Recently, American investment banks have fallen under scrutiny for their hiring practices in China. Specifically, the hiring related to applicants with close familiar ties to Chinese governmental officials with particular political influence. The SEC’s industry-wide investigation revolves around US bribery laws, which prohibit the exchange of favors for beneficial treatment.
Prior reports from a former Morgan Stanley investment banker confirm that the firm intentionally flagged resumes of influential Chinese official’s children applying for entry-level positions. Since there are significant regulatory hurdles to conducting business in China coupled with the CCP’s exposure to the country’s overall business, building connections with state-owned enterprises is critical. The supposed unfair treatment of children of political figures and heads of SOEs, if true, would undoubtedly facilitate investment banks gaining access to underwriting business as well as other contracts. Given the aforementioned information, it should be noted that the applicants related to officials came from top-tier schools, portrayed as a common practice across the industry. Thus, any conviction would have to be able to prove that these candidates were not, in fact, qualified.

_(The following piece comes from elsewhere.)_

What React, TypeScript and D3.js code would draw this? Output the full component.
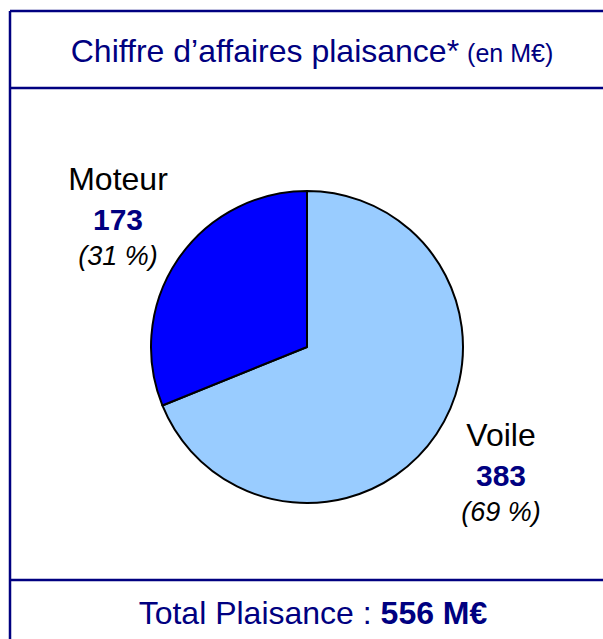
import React from "react";
import * as d3 from "d3";

const categories = ["Voile", "Moteur"];
const values = [383, 173];
const percents = ["(69 %)", "(31 %)"];
const colors = ["#99CCFF", "#0000FF"];
const title = "Chiffre d\u2019affaires plaisance*";
const titleUnit = "(en M\u20AC)";
const totalLabel = "Total Plaisance : ";
const totalValue = "556 M\u20AC";

const W = 603;
const H = 639;
const NAVY = "#000080";
const FONT = "'Liberation Sans', Arial, sans-serif";

export default function App() {
  const cx = 307;
  const cy = 347;
  const r = 156;
  const pie = d3.pie<number>().sort(null).value((d) => d);
  const arcs = pie(values);
  const arcGen = d3.arc<d3.PieArcDatum<number>>().innerRadius(0).outerRadius(r);

  // label anchor positions (relative to pie center)
  const labelPos: Record<string, [number, number]> = {
    Moteur: [-189, -157],
    Voile: [194, 99],
  };

  return (
    <svg
      width={W}
      height={H}
      style={{ position: "absolute", left: 0, top: 0, background: "#fff" }}
      fontFamily={FONT}
    >
      {/* frame */}
      <g stroke={NAVY} strokeWidth={2.5} fill="none">
        <line x1={10} y1={11} x2={W + 5} y2={11} />
        <line x1={10} y1={11} x2={10} y2={H + 5} />
        <line x1={10} y1={88} x2={W + 5} y2={88} />
        <line x1={10} y1={580} x2={W + 5} y2={580} />
      </g>

      {/* title */}
      <text x={312} y={62} textAnchor="middle" fill={NAVY} fontSize={32}>
        {title}
        <tspan fontSize={25} dx={8}>{titleUnit}</tspan>
      </text>

      {/* pie */}
      <g transform={`translate(${cx},${cy})`}>
        {arcs.map((a, i) => (
          <path key={categories[i]} d={arcGen(a) || ""} fill={colors[i]} stroke="#000" strokeWidth={2} strokeLinejoin="round" />
        ))}
        {arcs.map((a, i) => {
          const [lx, ly] = labelPos[categories[i]];
          return (
            <g key={"l" + categories[i]} transform={`translate(${lx},${ly})`} textAnchor="middle">
              <text y={0} fontSize={32} fill="#000">{categories[i]}</text>
              <text y={40} fontSize={30} fontWeight="bold" fill={NAVY}>{a.data}</text>
              <text y={75} fontSize={27} fontStyle="italic" fill="#000">{percents[i]}</text>
            </g>
          );
        })}
      </g>

      {/* total */}
      <text x={313} y={624} textAnchor="middle" fill={NAVY} fontSize={32}>
        {totalLabel}
        <tspan fontWeight="bold">{totalValue}</tspan>
      </text>
    </svg>
  );
}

This is not the first time there have been violations of the Foreign Corrupt Practices Act in China. In 2010, there were six companies that had to pay $236 million to resolve a similar investigation. Based on the Hessler reading and its elucidation of Guanxi, it seems that for the foreseeable future this trend will continue in China. As long as a system of favors characterizes a large portion of business and firms continue to look for ways to maximize profit, businesses within the country are likely to operate within the bounds of Guanxi as best they can. The continued market reforms are probably mitigating the need for Guanxi, since the CCP has less control over the economy, which could be a good sign of China’s progress.